Taking Action Pt. 2: Do the damn thing. You’ve hopefully practiced over and over again and are super familiar with the movements, sequences, and/or music. Use a strong, confident voice (it’s better to be too loud than too quiet, I think!), over exaggerate movements or poses, and don’t forget to add a little personality! If you mess up, own it. Laugh it off and move onto the next thing. When you’re audition is over, finish with enthusiasm and say thank you for the opportunity to get up there and do your thing!
Situation: Exiting the studio and following-up.
Taking Action: When auditions are said and done, thank the front desk and say goodbye to the people that you met during the process. Unless you’re truly in a hurry to get somewhere else, don’t rush out! Take your time getting your things together and exit with grace.
Taking Action Pt. 2: Keep attending classes at the studio! Even if it’s just once a week, make sure that you’re staying present while waiting to hear back about auditions. Stay friendly, positive and engaged while in class and while chatting with other people in the studio community.

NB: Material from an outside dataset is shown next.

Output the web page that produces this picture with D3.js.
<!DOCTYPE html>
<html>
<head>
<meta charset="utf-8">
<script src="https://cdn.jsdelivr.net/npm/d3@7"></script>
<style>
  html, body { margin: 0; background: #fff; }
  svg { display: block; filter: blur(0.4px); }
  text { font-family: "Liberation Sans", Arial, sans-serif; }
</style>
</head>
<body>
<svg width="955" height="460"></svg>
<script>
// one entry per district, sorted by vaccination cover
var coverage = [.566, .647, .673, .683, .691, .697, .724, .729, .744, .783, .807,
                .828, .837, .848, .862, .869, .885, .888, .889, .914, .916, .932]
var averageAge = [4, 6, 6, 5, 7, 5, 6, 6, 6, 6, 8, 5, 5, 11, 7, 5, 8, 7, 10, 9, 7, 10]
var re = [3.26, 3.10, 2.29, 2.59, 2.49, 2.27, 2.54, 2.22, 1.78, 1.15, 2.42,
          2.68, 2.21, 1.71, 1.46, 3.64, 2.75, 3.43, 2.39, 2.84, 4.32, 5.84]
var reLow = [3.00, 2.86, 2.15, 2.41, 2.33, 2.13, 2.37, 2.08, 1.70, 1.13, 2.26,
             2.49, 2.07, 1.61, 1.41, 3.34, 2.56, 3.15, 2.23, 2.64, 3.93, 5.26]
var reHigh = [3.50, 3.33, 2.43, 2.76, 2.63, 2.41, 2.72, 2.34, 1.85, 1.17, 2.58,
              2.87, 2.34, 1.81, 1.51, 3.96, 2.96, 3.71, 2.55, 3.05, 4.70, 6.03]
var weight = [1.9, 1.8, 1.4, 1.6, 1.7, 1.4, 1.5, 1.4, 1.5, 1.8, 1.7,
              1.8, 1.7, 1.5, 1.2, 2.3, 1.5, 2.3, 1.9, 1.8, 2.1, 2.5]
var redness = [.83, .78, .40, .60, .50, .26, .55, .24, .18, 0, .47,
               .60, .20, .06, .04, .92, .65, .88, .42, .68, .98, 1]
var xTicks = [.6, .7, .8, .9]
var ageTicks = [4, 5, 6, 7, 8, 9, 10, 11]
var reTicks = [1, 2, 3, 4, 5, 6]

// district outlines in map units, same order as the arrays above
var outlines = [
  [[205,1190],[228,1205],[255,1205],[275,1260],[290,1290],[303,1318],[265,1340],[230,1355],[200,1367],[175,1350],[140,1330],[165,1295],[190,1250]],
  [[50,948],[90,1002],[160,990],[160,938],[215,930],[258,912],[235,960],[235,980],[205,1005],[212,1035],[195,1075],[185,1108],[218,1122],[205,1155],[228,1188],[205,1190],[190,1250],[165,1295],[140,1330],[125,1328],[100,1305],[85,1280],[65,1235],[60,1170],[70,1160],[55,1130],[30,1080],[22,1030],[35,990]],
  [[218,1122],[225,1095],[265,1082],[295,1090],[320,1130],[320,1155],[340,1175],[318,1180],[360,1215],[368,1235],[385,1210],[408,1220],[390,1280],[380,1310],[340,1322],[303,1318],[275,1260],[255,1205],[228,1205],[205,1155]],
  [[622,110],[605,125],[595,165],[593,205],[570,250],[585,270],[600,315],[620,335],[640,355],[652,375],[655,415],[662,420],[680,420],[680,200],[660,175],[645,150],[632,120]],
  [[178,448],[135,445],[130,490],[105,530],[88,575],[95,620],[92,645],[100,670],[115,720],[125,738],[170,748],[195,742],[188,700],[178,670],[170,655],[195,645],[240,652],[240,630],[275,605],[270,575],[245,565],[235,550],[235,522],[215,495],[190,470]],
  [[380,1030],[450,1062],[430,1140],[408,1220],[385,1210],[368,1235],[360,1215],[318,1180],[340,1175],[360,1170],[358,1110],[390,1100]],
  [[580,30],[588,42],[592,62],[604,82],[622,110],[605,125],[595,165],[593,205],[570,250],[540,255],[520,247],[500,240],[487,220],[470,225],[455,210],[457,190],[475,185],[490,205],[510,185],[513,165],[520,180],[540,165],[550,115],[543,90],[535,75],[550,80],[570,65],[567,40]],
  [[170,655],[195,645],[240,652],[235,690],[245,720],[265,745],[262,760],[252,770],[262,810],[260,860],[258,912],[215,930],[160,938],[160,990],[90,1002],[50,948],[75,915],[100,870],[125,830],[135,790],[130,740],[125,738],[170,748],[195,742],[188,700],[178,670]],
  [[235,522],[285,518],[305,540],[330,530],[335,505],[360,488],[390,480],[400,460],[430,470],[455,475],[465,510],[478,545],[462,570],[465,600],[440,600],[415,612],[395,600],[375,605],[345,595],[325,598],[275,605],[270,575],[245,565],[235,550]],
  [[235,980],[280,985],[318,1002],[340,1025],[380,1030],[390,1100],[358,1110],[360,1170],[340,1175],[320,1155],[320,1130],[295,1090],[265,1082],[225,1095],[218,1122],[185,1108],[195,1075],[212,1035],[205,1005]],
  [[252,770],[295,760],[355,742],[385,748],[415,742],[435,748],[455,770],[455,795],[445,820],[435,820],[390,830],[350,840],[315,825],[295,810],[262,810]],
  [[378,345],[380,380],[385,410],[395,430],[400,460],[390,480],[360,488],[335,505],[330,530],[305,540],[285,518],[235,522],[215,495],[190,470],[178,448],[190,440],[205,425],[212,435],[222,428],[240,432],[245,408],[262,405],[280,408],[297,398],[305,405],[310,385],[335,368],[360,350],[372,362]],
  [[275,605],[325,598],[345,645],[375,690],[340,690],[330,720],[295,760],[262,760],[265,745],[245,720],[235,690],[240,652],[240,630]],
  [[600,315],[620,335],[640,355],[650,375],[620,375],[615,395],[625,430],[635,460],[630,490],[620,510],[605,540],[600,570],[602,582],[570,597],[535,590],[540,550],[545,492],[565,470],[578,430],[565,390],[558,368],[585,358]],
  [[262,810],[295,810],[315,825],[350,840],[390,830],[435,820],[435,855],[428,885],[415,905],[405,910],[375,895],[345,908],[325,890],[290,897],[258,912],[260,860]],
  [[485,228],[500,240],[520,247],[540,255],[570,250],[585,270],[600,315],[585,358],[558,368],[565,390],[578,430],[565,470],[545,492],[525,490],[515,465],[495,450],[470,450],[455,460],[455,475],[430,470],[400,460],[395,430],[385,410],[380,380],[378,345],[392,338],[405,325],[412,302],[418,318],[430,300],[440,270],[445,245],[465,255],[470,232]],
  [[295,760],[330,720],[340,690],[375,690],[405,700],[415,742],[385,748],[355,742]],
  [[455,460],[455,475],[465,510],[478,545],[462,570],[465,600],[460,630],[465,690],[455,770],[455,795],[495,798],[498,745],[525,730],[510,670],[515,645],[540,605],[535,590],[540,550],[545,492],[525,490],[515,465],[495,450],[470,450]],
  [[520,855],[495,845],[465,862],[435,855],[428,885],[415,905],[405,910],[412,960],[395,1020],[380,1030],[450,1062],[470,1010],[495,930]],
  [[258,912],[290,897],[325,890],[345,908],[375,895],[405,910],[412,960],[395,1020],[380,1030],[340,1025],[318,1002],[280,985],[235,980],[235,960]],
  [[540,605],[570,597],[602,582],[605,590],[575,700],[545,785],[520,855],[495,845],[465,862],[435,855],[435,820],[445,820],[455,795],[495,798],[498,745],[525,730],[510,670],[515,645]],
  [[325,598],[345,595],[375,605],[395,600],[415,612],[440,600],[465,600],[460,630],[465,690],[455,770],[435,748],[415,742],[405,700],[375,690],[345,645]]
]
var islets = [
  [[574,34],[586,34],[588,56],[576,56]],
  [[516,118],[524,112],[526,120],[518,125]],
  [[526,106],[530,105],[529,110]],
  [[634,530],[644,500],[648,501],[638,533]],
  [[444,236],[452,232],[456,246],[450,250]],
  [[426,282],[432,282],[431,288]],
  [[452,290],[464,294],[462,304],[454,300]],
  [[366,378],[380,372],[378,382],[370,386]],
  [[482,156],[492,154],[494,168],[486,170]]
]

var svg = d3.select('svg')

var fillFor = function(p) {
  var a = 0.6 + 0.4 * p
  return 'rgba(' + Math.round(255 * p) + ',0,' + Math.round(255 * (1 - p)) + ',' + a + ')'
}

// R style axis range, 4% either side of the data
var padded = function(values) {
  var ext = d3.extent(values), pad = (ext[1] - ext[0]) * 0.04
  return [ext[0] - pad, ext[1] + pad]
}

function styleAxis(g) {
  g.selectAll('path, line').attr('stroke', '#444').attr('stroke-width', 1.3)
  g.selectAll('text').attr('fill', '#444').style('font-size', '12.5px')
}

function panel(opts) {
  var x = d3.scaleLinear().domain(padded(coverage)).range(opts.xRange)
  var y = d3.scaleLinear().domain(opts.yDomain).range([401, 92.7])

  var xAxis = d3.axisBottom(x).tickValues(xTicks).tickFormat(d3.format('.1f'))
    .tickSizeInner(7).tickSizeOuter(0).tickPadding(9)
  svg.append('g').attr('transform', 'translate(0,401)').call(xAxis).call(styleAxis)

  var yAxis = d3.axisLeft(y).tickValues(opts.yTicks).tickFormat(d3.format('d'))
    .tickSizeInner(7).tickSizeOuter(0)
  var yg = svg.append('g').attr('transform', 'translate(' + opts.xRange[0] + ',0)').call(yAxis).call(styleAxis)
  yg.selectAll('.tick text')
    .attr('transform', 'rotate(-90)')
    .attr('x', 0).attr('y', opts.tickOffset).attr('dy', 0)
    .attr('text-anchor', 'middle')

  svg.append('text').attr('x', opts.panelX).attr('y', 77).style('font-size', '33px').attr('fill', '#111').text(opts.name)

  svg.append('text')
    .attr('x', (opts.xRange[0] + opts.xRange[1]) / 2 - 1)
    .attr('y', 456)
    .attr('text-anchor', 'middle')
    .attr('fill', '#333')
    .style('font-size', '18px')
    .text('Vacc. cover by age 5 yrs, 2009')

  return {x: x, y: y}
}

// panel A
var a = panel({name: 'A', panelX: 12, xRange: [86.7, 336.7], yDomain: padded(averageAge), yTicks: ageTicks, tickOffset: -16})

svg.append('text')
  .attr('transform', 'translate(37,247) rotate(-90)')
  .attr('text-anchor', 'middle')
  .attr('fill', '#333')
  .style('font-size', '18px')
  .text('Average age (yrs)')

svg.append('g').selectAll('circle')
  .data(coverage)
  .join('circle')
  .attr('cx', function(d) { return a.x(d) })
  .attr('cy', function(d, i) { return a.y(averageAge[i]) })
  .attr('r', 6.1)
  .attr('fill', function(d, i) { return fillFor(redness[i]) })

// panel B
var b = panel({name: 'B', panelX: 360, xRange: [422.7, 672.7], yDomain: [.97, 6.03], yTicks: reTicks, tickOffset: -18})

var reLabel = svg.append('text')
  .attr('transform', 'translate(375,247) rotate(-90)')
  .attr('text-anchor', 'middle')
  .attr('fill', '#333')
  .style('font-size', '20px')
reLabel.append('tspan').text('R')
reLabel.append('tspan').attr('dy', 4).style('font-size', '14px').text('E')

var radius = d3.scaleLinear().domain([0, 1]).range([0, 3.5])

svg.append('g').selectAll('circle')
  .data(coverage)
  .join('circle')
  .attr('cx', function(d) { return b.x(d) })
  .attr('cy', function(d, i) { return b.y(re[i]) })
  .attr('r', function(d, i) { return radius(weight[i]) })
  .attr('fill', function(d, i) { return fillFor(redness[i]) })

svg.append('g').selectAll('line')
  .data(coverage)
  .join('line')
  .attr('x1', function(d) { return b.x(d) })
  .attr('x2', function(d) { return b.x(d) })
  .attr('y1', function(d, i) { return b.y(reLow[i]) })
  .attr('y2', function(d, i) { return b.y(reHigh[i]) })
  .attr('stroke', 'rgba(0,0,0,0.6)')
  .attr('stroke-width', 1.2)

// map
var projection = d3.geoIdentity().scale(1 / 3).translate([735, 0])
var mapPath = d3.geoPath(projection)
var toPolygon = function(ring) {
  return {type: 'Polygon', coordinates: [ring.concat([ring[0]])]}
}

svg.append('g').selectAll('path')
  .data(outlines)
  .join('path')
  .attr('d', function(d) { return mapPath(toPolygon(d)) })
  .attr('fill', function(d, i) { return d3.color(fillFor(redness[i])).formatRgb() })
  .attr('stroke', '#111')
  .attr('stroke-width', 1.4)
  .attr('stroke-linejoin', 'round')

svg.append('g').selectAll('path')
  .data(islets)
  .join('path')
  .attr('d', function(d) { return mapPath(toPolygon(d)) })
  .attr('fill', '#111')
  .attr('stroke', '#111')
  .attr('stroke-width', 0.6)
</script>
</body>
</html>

Situation: YOU GOT THE JOB.
Taking Action: HALLELUJAH! Congratulations! This is flipping huge and you should be so proud of yourself. Keep doing what you’re doing and let the studio guide you with next steps. Also, start to get to know the other instructors better! There is a good chance that these people will become your best friends.
Situation: Not this time around.
Taking Action: If you didn’t get the instructor or trainer position, IT IS OKAY. You should still be so proud of yourself for preparing and auditioning like you did. This does NOT mean that you aren’t meant to be an instructor. This means that there are some things you need to work on and that a second round of auditions might be what it takes to get you to through the finish line! If you are truly passionate about becoming an instructor at this studio, then ask the people who attended your audition for feedback! How can you improve? What could you focus on? How did you sound on the mic? How was your cueing? Etc.
Taking Action Pt. 2: Keep yourself involved in the community! Keep attending classes and showing up with a positive attitude. When you continue to show up and be present regardless of being told “no” the first time around with auditions, you stand out to the studio as someone who is persistent, confident and not caught up in any egotistic bullshit. Never gossip or talk poorly about the studio and its decision to not take you as an instructor because chances are it’ll get back to the owners somehow. Keep being you, focus on improving, and have faith that it will work out the second time around if it’s supposed to! If you really want it, you’ll be willing to work and show up for it.
Becoming a fitness instructor – regardless of what the process looks like – is stressful and challenging but incredibly rewarding. Once you are involved in the fitness community professionally, you’ll truly never want to leave! There is something so special about advocating for physical wellness. I firmly believe that by leading people in physical fitness, you’re helping them become better versions of themselves. AND, if you have the opportunity to merge emotional and spiritual wellness with your practice, your job becomes even more meaningful.
As a fitness instructor, you are a leader. People look up to you and consider you an example of what physical wellness it. However, even if you don’t get the chance to be a fitness instructor, know that you can still set an example at your favorite studios by showcasing confidence, friendliness, and strong work ethic regardless. People gravitate towards other people who give off good vibes and have a willingness to grow. If that’s you, then you’ll live a good ass life and you’ll forever be valued in your fitness community.